The following week he cracks the Top 10, and the vibe on the Internet grows stronger. Then they whittle it down to five, and he’s still there and that, you think, is all a Wisconsin boy could ask for. A hat can be hung on such a showing, and a peninsula made plenty proud. Anything beyond this is icing.

But on the last night, Springer weeds through the contestants, and other favorites drop until it’s just Eli and the opera singer. As he smiles broad on the stage, you feel vindicated – you weren’t wrong about that voice after all.

Mattson finishes second, by a hair. He was robbed you think, but a moment passes and you realize the finish scarcely matters.

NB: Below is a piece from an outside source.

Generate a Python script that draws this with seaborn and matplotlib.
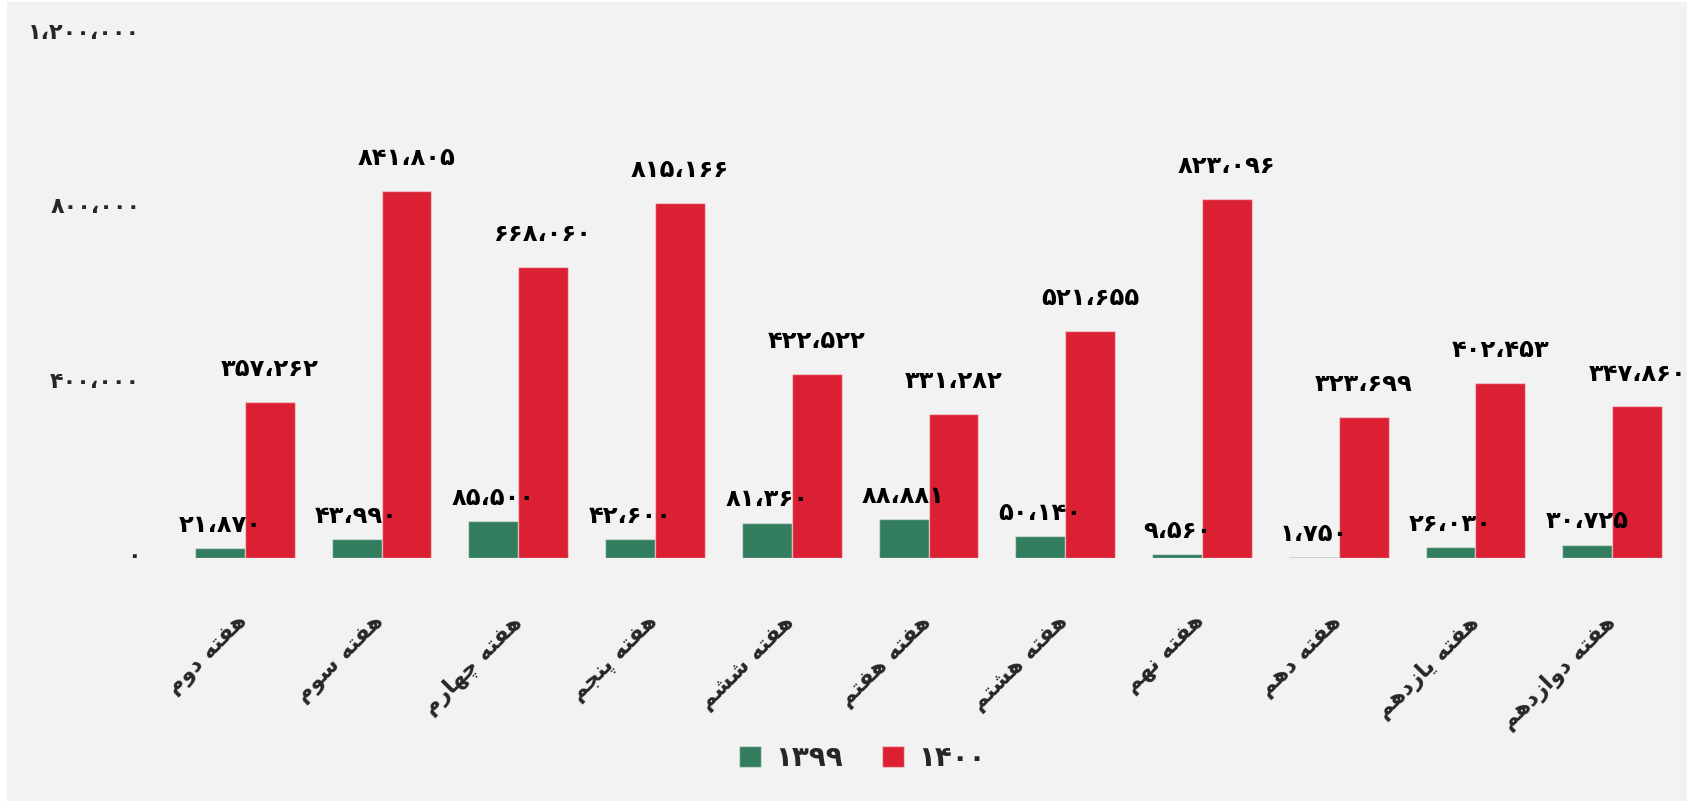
import matplotlib
matplotlib.use("Agg")
import matplotlib.pyplot as plt
from matplotlib.patches import Rectangle
from matplotlib.ticker import FuncFormatter
from matplotlib.transforms import ScaledTranslation
import pandas as pd
import seaborn as sns

# Data
weeks = ["هفته دوم", "هفته سوم", "هفته چهارم", "هفته پنجم", "هفته ششم", "هفته هفتم",
         "هفته هشتم", "هفته نهم", "هفته دهم", "هفته یازدهم", "هفته دوازدهم"]
years = ["1399", "1400"]
sales_1399 = [21870, 43990, 85500, 42600, 81360, 88881, 50140, 9560, 1750, 26030, 30725]
sales_1400 = [357262, 841805, 668060, 815166, 422522, 331282, 521655, 823096, 323699, 402453, 347860]
y_ticks = [0, 400000, 800000, 1200000]

GREEN = "#337d5f"
RED = "#db2034"
BG = "#f2f2f2"

# matplotlib has no arabic shaping -> map to presentation forms (iso, fin, ini, med)
FORMS = {
    "\u0627": "\ufe8d\ufe8e",
    "\u062f": "\ufea9\ufeaa",
    "\u0631": "\ufead\ufeae",
    "\u0632": "\ufeaf\ufeb0",
    "\u0648": "\ufeed\ufeee",
    "\u0628": "\ufe8f\ufe90\ufe91\ufe92",
    "\u067e": "\ufb56\ufb57\ufb58\ufb59",
    "\u062a": "\ufe95\ufe96\ufe97\ufe98",
    "\u062c": "\ufe9d\ufe9e\ufe9f\ufea0",
    "\u0686": "\ufb7a\ufb7b\ufb7c\ufb7d",
    "\u0633": "\ufeb1\ufeb2\ufeb3\ufeb4",
    "\u0634": "\ufeb5\ufeb6\ufeb7\ufeb8",
    "\u0641": "\ufed1\ufed2\ufed3\ufed4",
    "\u0645": "\ufee1\ufee2\ufee3\ufee4",
    "\u0646": "\ufee5\ufee6\ufee7\ufee8",
    "\u0647": "\ufee9\ufeea\ufeeb\ufeec",
    "\u06cc": "\ufbfc\ufbfd\ufbfe\ufbff",
    "\u064a": "\ufbfc\ufbfd\ufbfe\ufbff",
}
FA_DIGITS = str.maketrans("0123456789,", "۰۱۲۳۴۵۶۷۸۹،")


def shape(text):
    out = []
    for i, ch in enumerate(text):
        f = FORMS.get(ch)
        if f is None:
            out.append(ch)
            continue
        prev = text[i - 1] if i > 0 else ""
        nxt = text[i + 1] if i + 1 < len(text) else ""
        join_prev = len(FORMS.get(prev, "")) == 4
        join_next = len(f) == 4 and nxt in FORMS
        idx = 3 if (join_prev and join_next) else 1 if join_prev else 2 if join_next else 0
        out.append(f[idx])
    return "".join(reversed(out))


def fa_num(v):
    return f"{int(v):,}".translate(FA_DIGITS)


sns.set_style("white", {"axes.facecolor": BG})
plt.rcParams["font.family"] = ["DejaVu Sans"]
plt.rcParams["font.weight"] = "bold"

df = pd.DataFrame({
    "week": weeks * 2,
    "year": [years[0].translate(FA_DIGITS)] * len(weeks) + [years[1].translate(FA_DIGITS)] * len(weeks),
    "sales": sales_1399 + sales_1400,
})

fig = plt.figure(figsize=(16.87, 8.01), dpi=100, facecolor="white")
fig.patches.append(Rectangle((7 / 1687, 0), 1, 1 - 2 / 801, transform=fig.transFigure,
                             facecolor=BG, edgecolor="none", zorder=-10))
ax = fig.add_axes([0.1046, 0.3034, 0.8916, 0.6529])

sns.barplot(data=df, x="week", y="sales", hue="year", palette=[GREEN, RED],
            width=0.73, ax=ax, edgecolor=(1, 1, 1, 0.45), linewidth=1, saturation=1)

for i, (cont, vals) in enumerate(zip(ax.containers, [sales_1399, sales_1400])):
    ax.bar_label(cont, labels=[fa_num(v) for v in vals], padding=8 if i == 0 else 15,
                 fontsize=17.5, fontweight="bold", color="black", zorder=5)

ax.set_xlim(-0.5, len(weeks) - 0.5)
ax.set_ylim(0, 1200000)
ax.set_yticks(y_ticks)
ax.yaxis.set_major_formatter(FuncFormatter(lambda v, p: fa_num(v)))
ax.set_xticks(range(len(weeks)))
ax.set_xticklabels([shape(w) for w in weeks], rotation=45, ha="right",
                   rotation_mode="anchor", va="center", fontsize=16, fontweight="bold")
ax.tick_params(axis="y", length=0, pad=26, labelsize=16)
ax.tick_params(axis="x", length=0, pad=44)
ax.set_xlabel("")
ax.set_ylabel("")
ax.set_facecolor(BG)
sns.despine(ax=ax, left=True, bottom=True)

# y labels sit a few pixels above their gridline in the original
up = ScaledTranslation(0, 4 / 100, fig.dpi_scale_trans)
for lbl in ax.get_yticklabels():
    lbl.set_transform(lbl.get_transform() + up)

handles, labels = ax.get_legend_handles_labels()
ax.legend(handles, labels, loc="center", bbox_to_anchor=(0.511, 0.0537),
          bbox_transform=fig.transFigure, ncol=2, frameon=False, fontsize=20,
          handlelength=0.8, handleheight=0.8, handletextpad=0.5, columnspacing=1.4)

fig.savefig("out.png", dpi=100, facecolor=fig.get_facecolor())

He’d already made it past the brigades of doubts so many of us never even challenge, let alone overcome.

Seeing him on stage, having outlasted hundreds of other contestants, awaiting the final verdict with just one competitor left beside him, he reminded you that life doesn’t simply find you. That eventually you have to put yourself on the line if you want to pursue your dream and embrace the risk of failure.

They might have rejected him at his first audition. It might have ended there, on the edge of tremendous disappointment.

Mr. Mattson walked that line, the line separating devastation and joy. Going there was a journey beyond the point most of us are willing to go.

Eli (the last name has become superfluous by now) took a shot, made himself a future, and he made us all proud, if only by virtue of living on the same piece of soil. But most importantly, he reminded us that so often, you just have to be willing to take the first step.